No início do século XX a zona colonial havia estabelecido uma próspera atividade econômica, tornando-se um dos principais centros produtores do estado. Embora muito diversificada, a produção era liderada pelas vinícolas, que a esta altura eram em conjunto o maior produtor de vinho do Brasil, tendo ganhado muitos prêmios nacionais e internacionais. Mas o setor do vinho vivia numa crise crônica e os lucros eram oscilantes. Nesta época foi feita uma experiência de cooperativismo em larga escala sob a égide do técnico italiano Giuseppe Paternó, convidado pelo governo estadual, a fim de melhorar a qualidade do produto e torná-lo mais competitivo, combater as falsificações e os intermediários, diversificar a produção com castas finas e intensificar a troca de experiências entre os produtores, mas ela acabou fracassando.
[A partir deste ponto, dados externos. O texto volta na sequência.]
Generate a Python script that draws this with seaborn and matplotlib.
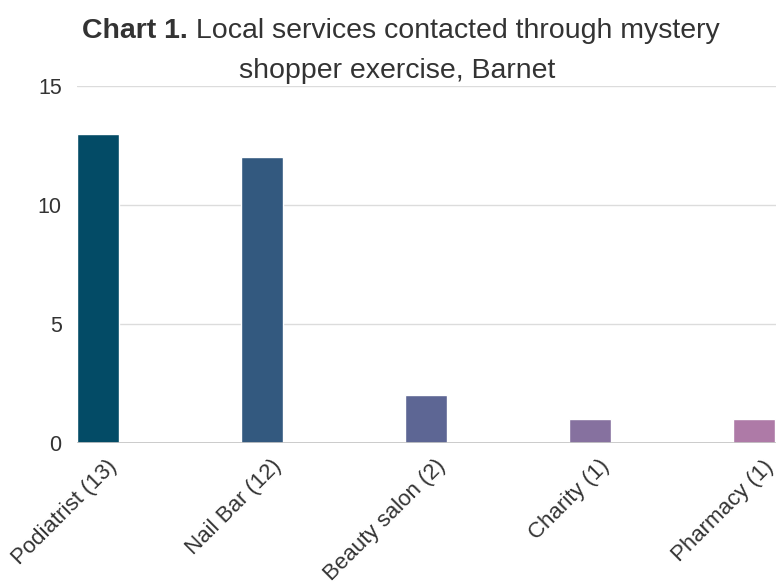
import pandas as pd
import seaborn as sns
import matplotlib.pyplot as plt
import matplotlib.transforms as mtransforms

# chart data
services = ['Podiatrist (13)', 'Nail Bar (12)', 'Beauty salon (2)', 'Charity (1)', 'Pharmacy (1)']
counts = [13, 12, 2, 1, 1]
bar_colors = ['#034b66', '#33597f', '#5d6694', '#86719f', '#ae7aa7']
y_ticks = [0, 5, 10, 15]

df = pd.DataFrame({'service': services, 'count': counts})

sns.set_theme(style='white')
plt.rcParams['font.family'] = ['Liberation Sans', 'DejaVu Sans']

fig = plt.figure(figsize=(7.76, 5.83), dpi=100)
# axes from x=77px to the right edge, y=0 at 443px, y=15 at 86px
ax = fig.add_axes([77 / 776, 140 / 583, 699 / 776, 357 / 583])

sns.barplot(data=df, x='service', y='count', hue='service', palette=bar_colors,
            saturation=1, width=0.256, legend=False, ax=ax, zorder=3)

ax.set_xlim(-0.128, 4.134)
ax.set_ylim(0, 15)
ax.set_yticks(y_ticks)
ax.set_yticklabels([str(t) for t in y_ticks])
ax.grid(axis='y', color='#dcdcdc', linewidth=1, zorder=0)
ax.axhline(0, color='#c4c4c4', linewidth=1.2, zorder=4)
for side in ['top', 'right', 'left', 'bottom']:
    ax.spines[side].set_visible(False)
ax.set_xlabel('')
ax.set_ylabel('')
ax.tick_params(axis='y', length=0, pad=11, labelsize=15.5, labelcolor='#333333')
ax.tick_params(axis='x', length=0, pad=6, labelsize=16, labelcolor='#333333')
# rotated labels, nudged right/down so their ends sit beside the bars
shift = mtransforms.ScaledTranslation(16 / 100, -12 / 100, fig.dpi_scale_trans)
for lab in ax.get_xticklabels():
    lab.set_rotation(45)
    lab.set_ha('right')
    lab.set_va('center')
    lab.set_rotation_mode('anchor')
    lab.set_transform(lab.get_transform() + shift)

# title: bold "Chart 1." followed by regular text, centred
t1 = fig.text(0, 0, 'Chart 1.', fontsize=20.5, fontweight='bold', color='#333333')
t2 = fig.text(0, 0, ' Local services contacted through mystery', fontsize=20.5, color='#333333')
fig.canvas.draw()
r = fig.canvas.get_renderer()
w1 = t1.get_window_extent(r).width / fig.bbox.width
w2 = t2.get_window_extent(r).width / fig.bbox.width
x0 = 401 / 776 - (w1 + w2) / 2
y1 = 1 - 38 / 583
t1.set_position((x0, y1))
t2.set_position((x0 + w1, y1))
fig.text(397 / 776, 1 - 78 / 583, 'shopper exercise, Barnet', fontsize=20.5,
         color='#333333', ha='center')

plt.savefig('out.png', dpi=100)
plt.close()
Apesar do expressivo sucesso da produção rural, com o passar dos anos outros problemas começaram a avultar. Os italianos geralmente transferiam toda a terra para um dos filhos, geralmente o mais novo, que iria cuidar dos pais na velhice. Às vezes os lotes eram divididos entre os irmãos, mas seu tamanho pequeno logo colocou um impedimento para divisões sucessivas. Os deserdados precisavam partir em busca de outras colocações, iniciando um grande êxodo populacional para novas colônias que iam surgindo ou para outros estados. A desestabilização do modo de vida rural se acentuou no entre-guerras, quando a cultura italiana foi reprimida pelo programa nacionalista de Getúlio Vargas e o sistema de produção regional passou a se concentrar na indústria e no comércio. Os investimentos escoavam principalmente para as cidades, já em rápido crescimento, aumentando os problemas no campo, cujos artigos — incluindo os artesanatos — sofriam crescente concorrência de importados e industrializados e passavam a ficar dependentes de intermediários para seu escoamento. Boa parte daqueles filhos sem terra e sem futuro definido acabou se refugiando nas cidades e se tornando parte do proletariado operário e comerciário.